The second problem with simplistic assessments of Roman brutality and the role of force in Roman civilization, is that it persuades too many that Rome was very unlike modern day empires. This makes it difficult for many to see the relevance of a scriptural text from such a brutal historical period to our own lives and contexts. There is no doubt that Roman power could be exercised with brute force, which Rome had in abundance and didn’t hesitate to use when it was necessary. The institution of slavery, the practice of infanticide, the nonchalance with which capitol punishment was doled out, the brutality of almost never ending war, for example, were indelible features of Roman administration, but these were by no means unique to Rome. Neither did these things disappear when Rome did. One result of studying biblical backgrounds should be to learn how and when to draw parallels to our own contexts in order to recognize the relevance and applicability of scriptural texts to us in our own world. The Apocalypse is relevant and applicable today, because the conditions it critiques are conditions that we live with, too.
There are striking parallels between the 1st and 21st centuries. Architecture, pageantry, technological advancement, commercial benefits continue to impress and seduce modern citizens of empire into confusing the ultimate source of life. Still today churches confuse piety with patriotism, happy to enjoy and celebrate material benefits and political power. No one forces us to celebrate imperial power. We do it voluntarily.
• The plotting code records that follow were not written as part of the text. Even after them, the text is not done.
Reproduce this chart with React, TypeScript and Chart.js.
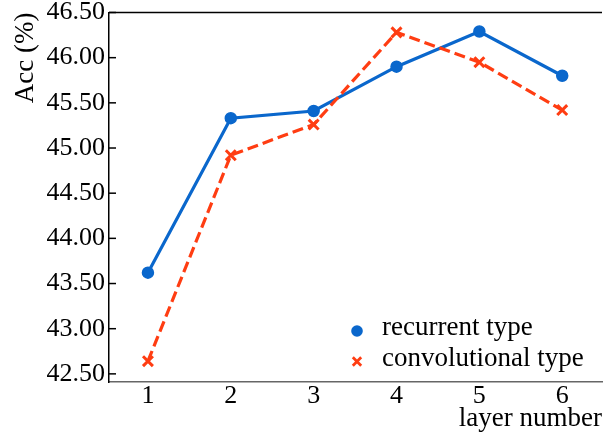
import { useEffect, useRef } from 'react';
import { Chart, registerables } from 'chart.js';

Chart.register(...registerables);

const layers = [1, 2, 3, 4, 5, 6];
const recurrent = [43.62, 45.33, 45.41, 45.9, 46.29, 45.8];
const convolutional = [42.64, 44.92, 45.26, 46.28, 45.95, 45.42];
const yTickValues = [42.5, 43.0, 43.5, 44.0, 44.5, 45.0, 45.5, 46.0, 46.5];
const seriesLabels = ['recurrent type', 'convolutional type'];
const xTitle = 'layer number';
const yTitle = 'Acc (%)';

const BLUE = '#0a67cc';
const RED = '#ff3d12';
const FONT = "'Liberation Serif', 'Times New Roman', serif";

const framePlugin = {
  id: 'framePlugin',
  afterDraw(chart: any) {
    const { ctx, chartArea: a, scales } = chart;
    ctx.save();
    // top spine
    ctx.strokeStyle = '#000';
    ctx.lineWidth = 1.5;
    ctx.beginPath();
    ctx.moveTo(a.left, a.top);
    ctx.lineTo(a.right, a.top);
    ctx.stroke();
    // inward y ticks
    scales.y.ticks.forEach((t: any) => {
      const py = scales.y.getPixelForValue(t.value);
      ctx.beginPath();
      ctx.moveTo(a.left, py);
      ctx.lineTo(a.left + 7, py);
      ctx.stroke();
    });
    // legend
    const mx = a.right - 245;
    const tx = a.right - 220;
    const rows = [a.bottom - 51, a.bottom - 20.5];
    ctx.font = `27px ${FONT}`;
    ctx.textBaseline = 'middle';
    ctx.textAlign = 'left';
    chart.data.datasets.forEach((ds: any, i: number) => {
      const y = rows[i];
      if (ds.pointStyle === 'circle') {
        ctx.fillStyle = ds.pointBackgroundColor;
        ctx.beginPath();
        ctx.arc(mx, y, 5.8, 0, Math.PI * 2);
        ctx.fill();
      } else {
        ctx.strokeStyle = ds.pointBorderColor;
        ctx.lineWidth = 2.8;
        const r = 4.2;
        ctx.beginPath();
        ctx.moveTo(mx - r, y - r);
        ctx.lineTo(mx + r, y + r);
        ctx.moveTo(mx + r, y - r);
        ctx.lineTo(mx - r, y + r);
        ctx.stroke();
      }
      ctx.fillStyle = '#000';
      ctx.fillText(ds.label, tx, y - 3);
    });
    ctx.restore();
  },
};

export default function App() {
  const ref = useRef<HTMLCanvasElement | null>(null);

  useEffect(() => {
    document.body.style.margin = '0';
    const canvas = ref.current;
    if (!canvas) return;
    const chart = new Chart(canvas, {
      type: 'line',
      data: {
        datasets: [
          {
            label: seriesLabels[0],
            data: layers.map((x, i) => ({ x, y: recurrent[i] })),
            borderColor: BLUE,
            backgroundColor: BLUE,
            pointBackgroundColor: BLUE,
            pointBorderColor: BLUE,
            borderWidth: 3.2,
            pointStyle: 'circle',
            pointRadius: 5.5,
            pointBorderWidth: 1.5,
            tension: 0,
            order: 1,
          },
          {
            label: seriesLabels[1],
            data: layers.map((x, i) => ({ x, y: convolutional[i] })),
            borderColor: RED,
            backgroundColor: RED,
            pointBackgroundColor: RED,
            pointBorderColor: RED,
            borderWidth: 3.2,
            borderDash: [11, 5],
            pointStyle: 'crossRot',
            pointRadius: 7,
            pointBorderWidth: 3,
            tension: 0,
            order: 0,
          },
        ],
      },
      options: {
        responsive: false,
        animation: false,
        layout: { autoPadding: false, padding: { top: 12.5, right: 1, left: 0, bottom: 0 } },
        plugins: {
          legend: { display: false },
          tooltip: { enabled: false },
        },
        scales: {
          x: {
            type: 'linear',
            min: 0.53,
            max: 6.48,
            afterBuildTicks: (scale: any) => {
              scale.ticks = layers.map((v) => ({ value: v }));
            },
            afterFit: (scale: any) => {
              scale.height = 54;
              scale.paddingLeft = 0;
              scale.paddingRight = 0;
            },
            grid: { display: false, drawTicks: false },
            border: { display: true, color: '#666', width: 1.5 },
            ticks: {
              color: '#000',
              padding: 1,
              font: { family: FONT, size: 26, lineHeight: 1 },
              maxRotation: 0,
              callback: (v: any) => String(v),
            },
            title: {
              display: true,
              text: xTitle,
              align: 'end',
              color: '#000',
              font: { family: FONT, size: 27, lineHeight: 1.2 },
              padding: { top: 0, bottom: 1 },
            },
          },
          y: {
            type: 'linear',
            min: 42.41,
            max: 46.5,
            afterBuildTicks: (scale: any) => {
              scale.ticks = yTickValues.map((v) => ({ value: v }));
            },
            afterFit: (scale: any) => {
              scale.width = 109;
              scale.paddingTop = 0;
              scale.paddingBottom = 0;
            },
            grid: { display: false, drawTicks: false },
            border: { display: true, color: '#000', width: 1.5 },
            ticks: {
              color: '#000',
              padding: 4,
              font: { family: FONT, size: 26, lineHeight: 1 },
              callback: (v: any) => Number(v).toFixed(2),
            },
            title: {
              display: true,
              text: yTitle,
              align: 'end',
              color: '#000',
              font: { family: FONT, size: 27, lineHeight: 1.2 },
              padding: { top: 9.6, bottom: 0 },
            },
          },
        },
      },
      plugins: [framePlugin],
    } as any);
    return () => chart.destroy();
  }, []);

  return (
    <div style={{ width: 603, height: 436 }}>
      <canvas ref={ref} width={603} height={436} style={{ display: 'block' }} />
    </div>
  );
}
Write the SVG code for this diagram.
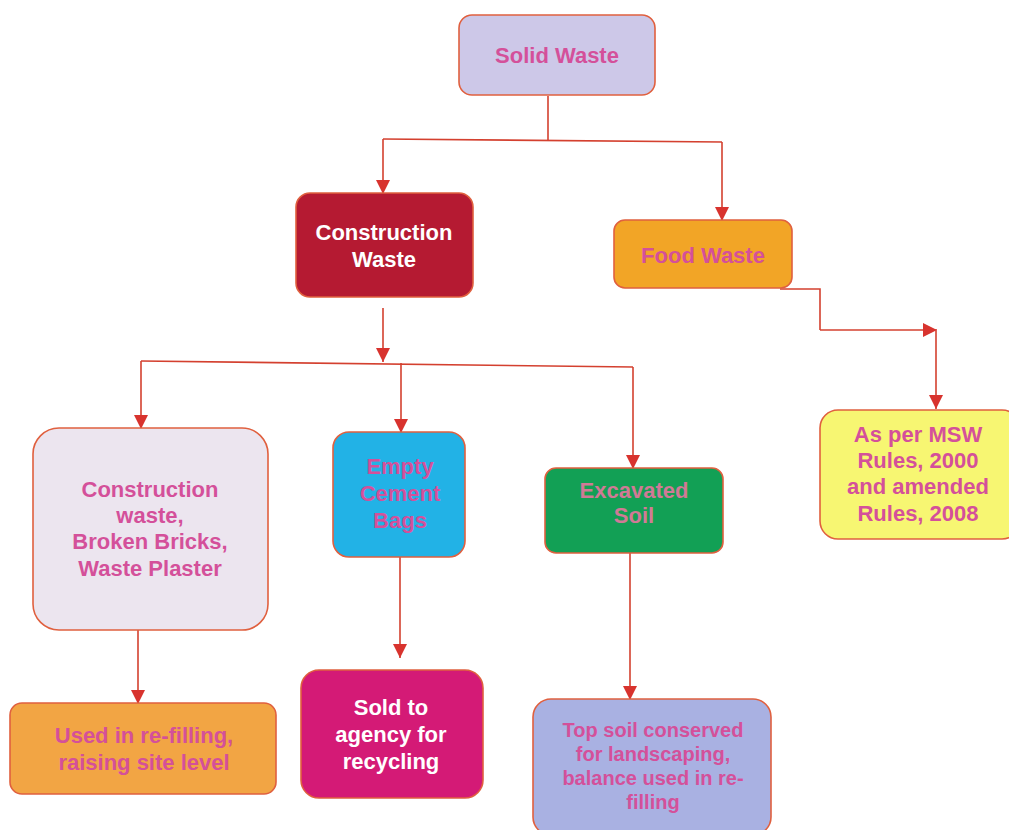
<svg xmlns="http://www.w3.org/2000/svg" width="1009" height="830" viewBox="0 0 1009 830">
<defs>
<marker id="ah" viewBox="0 0 10 10" refX="10" refY="5" markerWidth="14" markerHeight="14" markerUnits="userSpaceOnUse" orient="auto">
<path d="M0,0 L10,5 L0,10 Z" fill="#d8332e"/>
</marker>
<style>
.box{stroke:#e0603f;stroke-width:1.6}
.t{font-family:"Liberation Sans",Arial,sans-serif;font-weight:bold;font-size:22px;text-anchor:middle;fill:#d4509a}
.w{fill:#ffffff}
.c{fill:none;stroke:#d4402f;stroke-width:1.6}
.ca{fill:none;stroke:#d4402f;stroke-width:1.6;marker-end:url(#ah)}
</style>
</defs>
<rect width="1009" height="830" fill="#ffffff"/>
<g id="connectors">
<path class="c" d="M548,96 V140"/>
<path class="c" d="M383,139 L722,142"/>
<path class="ca" d="M383,139 V194"/>
<path class="ca" d="M722,142 V221"/>
<path class="c" d="M780,289 H820 V330"/>
<path class="ca" d="M820,330 H937"/>
<path class="ca" d="M936,331 V409"/>
<path class="ca" d="M383,308 V362"/>
<path class="c" d="M141,361 L633,367"/>
<path class="ca" d="M141,361 V429"/>
<path class="ca" d="M401,363 V433"/>
<path class="ca" d="M633,367 V469"/>
<path class="ca" d="M138,630 V704"/>
<path class="ca" d="M400,557 V658"/>
<path class="ca" d="M630,553 V700"/>
</g>
<g id="solid-waste">
<rect class="box" x="459" y="15" width="196" height="80" rx="13" fill="#cdc8e8"/>
<text class="t" x="557" y="63">Solid Waste</text>
</g>
<g id="construction-waste">
<rect class="box" x="296" y="193" width="177" height="104" rx="14" fill="#b51a32"/>
<text class="t w" x="384" y="240">Construction</text>
<text class="t w" x="384" y="267">Waste</text>
</g>
<g id="food-waste">
<rect class="box" x="614" y="220" width="178" height="68" rx="11" fill="#f2a526"/>
<text class="t" x="703" y="263">Food Waste</text>
</g>
<g id="msw-rules">
<rect class="box" x="820" y="410" width="200" height="129" rx="18" fill="#f7f672"/>
<text class="t" x="918" y="442">As per MSW</text>
<text class="t" x="918" y="468">Rules, 2000</text>
<text class="t" x="918" y="494">and amended</text>
<text class="t" x="918" y="521">Rules, 2008</text>
</g>
<g id="construction-debris">
<rect class="box" x="33" y="428" width="235" height="202" rx="26" fill="#ece5ef"/>
<text class="t" x="150" y="497">Construction</text>
<text class="t" x="150" y="523">waste,</text>
<text class="t" x="150" y="549">Broken Bricks,</text>
<text class="t" x="150" y="576">Waste Plaster</text>
</g>
<g id="cement-bags">
<rect class="box" x="333" y="432" width="132" height="125" rx="16" fill="#22b2e6"/>
<text class="t" x="400" y="474">Empty</text>
<text class="t" x="400" y="501">Cement</text>
<text class="t" x="400" y="528">Bags</text>
</g>
<g id="excavated-soil">
<rect class="box" x="545" y="468" width="178" height="85" rx="11" fill="#12a055"/>
<text class="t" x="634" y="498" style="fill:#d07a96">Excavated</text>
<text class="t" x="634" y="523" style="fill:#d07a96">Soil</text>
</g>
<g id="refilling">
<rect class="box" x="10" y="703" width="266" height="91" rx="12" fill="#f2a544"/>
<text class="t" x="144" y="743">Used in re-filling,</text>
<text class="t" x="144" y="770">raising site level</text>
</g>
<g id="sold-agency">
<rect class="box" x="301" y="670" width="182" height="128" rx="18" fill="#d41a76"/>
<text class="t w" x="391" y="715">Sold to</text>
<text class="t w" x="391" y="742">agency for</text>
<text class="t w" x="391" y="769">recycling</text>
</g>
<g id="top-soil">
<rect class="box" x="533" y="699" width="238" height="136" rx="18" fill="#a9b1e2"/>
<text class="t" x="653" y="737" style="font-size:20px">Top soil conserved</text>
<text class="t" x="653" y="761" style="font-size:20px">for landscaping,</text>
<text class="t" x="653" y="785" style="font-size:20px">balance used in re-</text>
<text class="t" x="653" y="809" style="font-size:20px">filling</text>
</g>
</svg>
Think about it the next time you sing a rousing chorus of God Bless America in the 7th inning or are awed by a flyover, 4th of July parades, and fireworks.
The Book of Revelation is an urgent exhortation to believers to realign their loyalties away from earthly empire to the kingdom of God. Imperial power is just as inebriating and seductive today as it was then. For the same reason, the Book of Revelation should still be seen as controversial, because many still enjoy the perks of empire and because it still calls us to reorient our loyalties from temporal power to eternity. The Book of Revelation offers a reassuring promise of the vindication of God’s sovereignty over the power of earthly kingdoms and their rulers. John’s message reassures his audience that the human experience of God’s people is ultimately valuable, meaningful, purposeful, and guided by a God who cares, rather than random, arbitrary, impersonal, and ruled by chaos. It is the most relevant book of the Bible with the most direct and challenging implications for believers, because believers are still tempted by the tantalizing lure of temporal power and wealth, still distracted by the bangles and baubles of material luxury, and still seduced by the false attractions of political power.